What is the fair price of the game below? You are playing a fair die game with 'n' die rolls. You have decided on the "fair" price of the game. So, to take part in this game you need to pay upfront this value. Then you get to roll a die, n times. If you ever role a die more than or equal to this value you instantly cash out, and the game ends. If not, you keep rolling and take whatever is the nth die roll value. For ex:
3 Die Roll Game. You decided the fair value is 3 (this is not the actual fair price, just an illustrative example.) A person rolls a 2 in his first attempt. It is less than 3, he continues. Again rolls a 2, again continues. In his 3rd and last attempt he rolls a 1. He has to cash out now with a value of 1, and hence a net loss of 2 because his 3 rolls are done. (Note, at equality when the die's roll is 3 in this case, he cashes out)
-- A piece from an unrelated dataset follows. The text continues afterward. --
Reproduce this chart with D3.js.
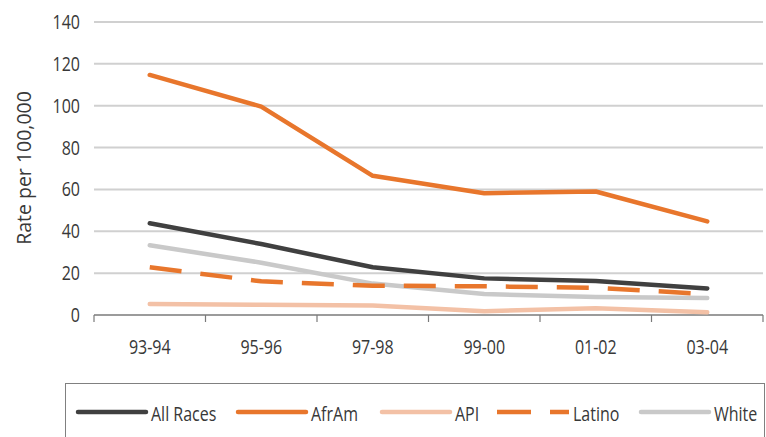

What is the fair value of a game with n rolls, such that the expected profit should be zero.
P.S. This is not the simple choose your maximum out of n die rolls game. I have tried working it out, but I am missing it. Can anyone give me the basic logic that I need to write a code for this. I am looking for a cleaner proof than enumerate all the possibilities. I was thinking on the lines of Recursion.
 A: For $n=1$ the fair price is $3.5$, because that is the expectation of the single roll.  As you increase the number of rolls, you should stop whenever the current roll exceeds the expected value of the following series. For $n=2$, you will stop if you get $4,5,6$ on the first roll, and roll again otherwise.  The value is then $\frac 12 \cdot 5 + \frac 12\cdot 3.5=4.25$  Then if $n=3$ you should only stop on the first roll with a $5,6$, so the value is $\frac 13 \cdot 5.5 + \frac 23 \cdot 4.25=\frac {14}3$
A: For reasonably large $n$ I think it is clear that the answer you want, call it $E$, is between $5$ and $6$.  
Assuming this, we see that the effective cutoff is $6$.  That is, you stop if you ever throw a $6$, otherwise you get the last value.  
The probability of reaching the last value is $(\frac 56)^{n-1}$.  The probability that you get a $6$ earlier than the last value is $1-(\frac 56)^{n-1}$.  Thus the expected payout of this game is $$E_n=(1+2+3+4+5+6)*\frac 16*(\frac 56)^{n-1}+6*(1-(\frac 56)^{n-1})$$
This is the answer you seek, provided $5≤E_n≤6$ .  For $n=11$, say, this comes to about $5.125$, which is satisfactory. For $n=10$ the value is less than $5$ (barely) so you'll need to try a lower cutoff.